Now despite the fact that this article made my snob gland swell, I'm actually all for a big, inclusive tent in the art world. I think that having celebrities like Mr, O'Neal become part of the art process is at worst harmless, and at best good PR which shines more light on a business that can be seen as only for the intellectual elite. He's certainly entitled to his taste, opinions, and all the access that his wealth brings him. I would never for a moment suggest that he should be excluded, and, on the contrary, I respect his eagerness to explore areas outside of the usual wealthy athlete stereotype. But I wonder if the respect is a two way street. What if David Rockefeller, by virtue of his wealth, decided not only to buy a sports team, but to coach it on a daily basis? His players would be forced to call him "coach", but he would not be a real coach for lack of knowledge, experience, and training. He would get lots of help, suggestions, and support, of course, but then he'd fail in every way possible because he's just not qualified. And Shaq would be the first to cry foul.
So how come some rich athlete gets to walk in a gallery, point his finger at 20 art works, and get called "curator"? Isn't there another word that fills the void more accurately? It seems to me that, considering the incredible amount of wealth at play in the art world, some things come cheap.

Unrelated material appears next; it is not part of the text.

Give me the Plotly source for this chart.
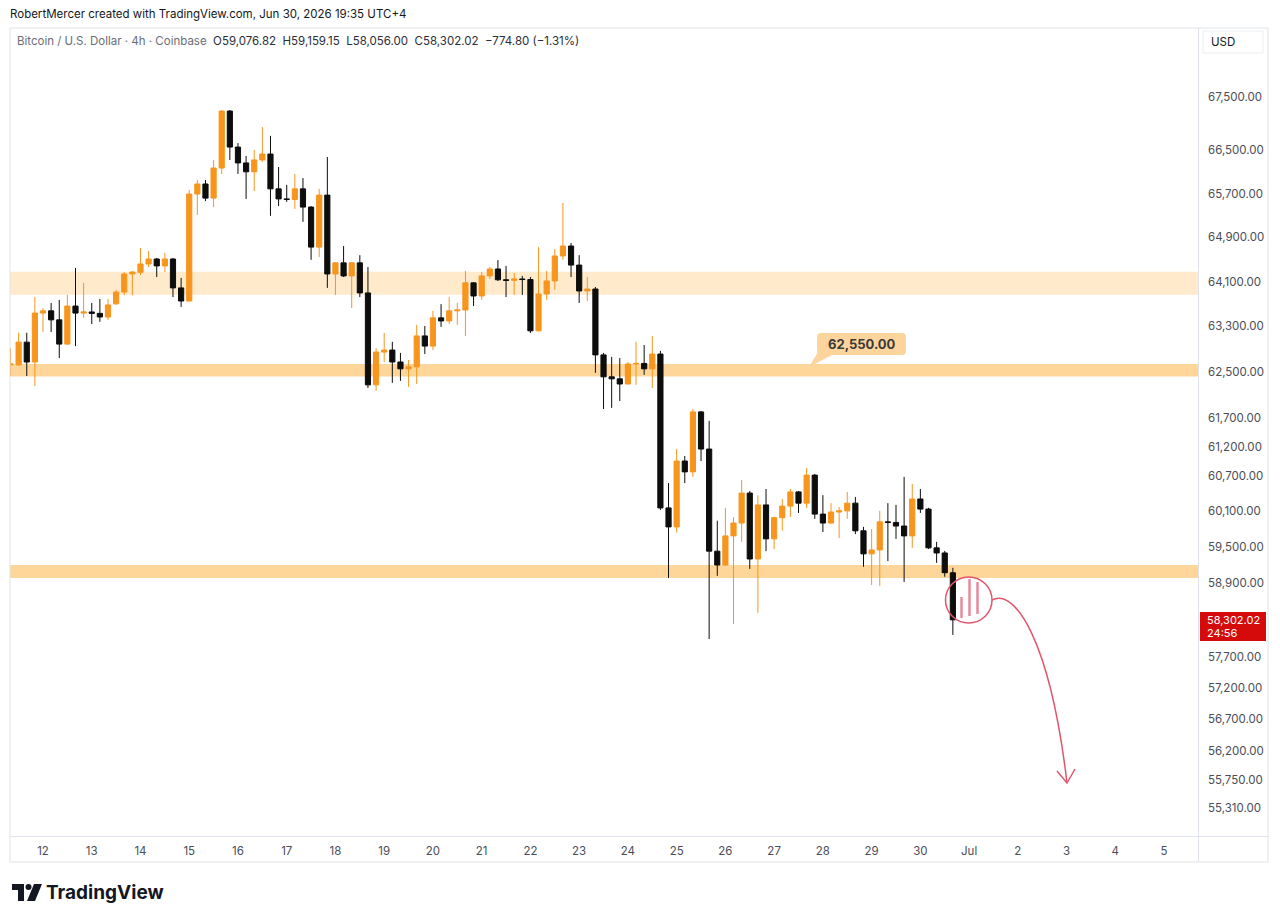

Art Curator Shaq Is His Own Masterpiece
By Linda Yablonsky
Published Feb 7, 2010
How did you make your choices?
Art is a process of delivering or arranging elements that appeal to the emotions of a person looking at it. It’s what you feel. I picked those things because they were beautiful. The thing about size—if it’s big or small you have to look at it. Because I’m so big you have to look at me. I think of myself as a monument. But sometimes I like to feel small.
Do you ever get time to visit museums?
I used to go a lot with my kids. Donald Trump is a great friend, and he has four or five Picassos on his plane. And that’s where I would look at them. One time, I was at a museum and tried touching a Picasso. You break it, you buy it, they said. I was told it would cost $2 million.
Have you ever tried painting?
No, but I’ve met a lot of artists who wanted to paint me. LeRoy Neiman was one. He did it from a photograph. He made 20,000 copies, and we sold them all. Now I’m working with the greatest artist in the world, Peter Max.
Do you buy art?
I have six kids, and if they ripped something, I’d be devastated. Maybe when they grow up, I’ll buy. I’d like Ron Mueck [whose Untitled: Big Man appears in the show] to do a sculpture of me. I would like to make it twenty feet tall and put it in the middle of a residential neighborhood—make it two stories high and in the head I’d have my office.
You like people looking at you.
Yeah. When I go to New York I like to stand in the street and see what happens. When you look at a painting and try to figure it out—you look at me [the same way]. Everything in the world is art.
To me, it’s ballet, hip-hop, and kung fu. The ballet is grace, the hip-hop is cool, and the kung fu is kill the opponent.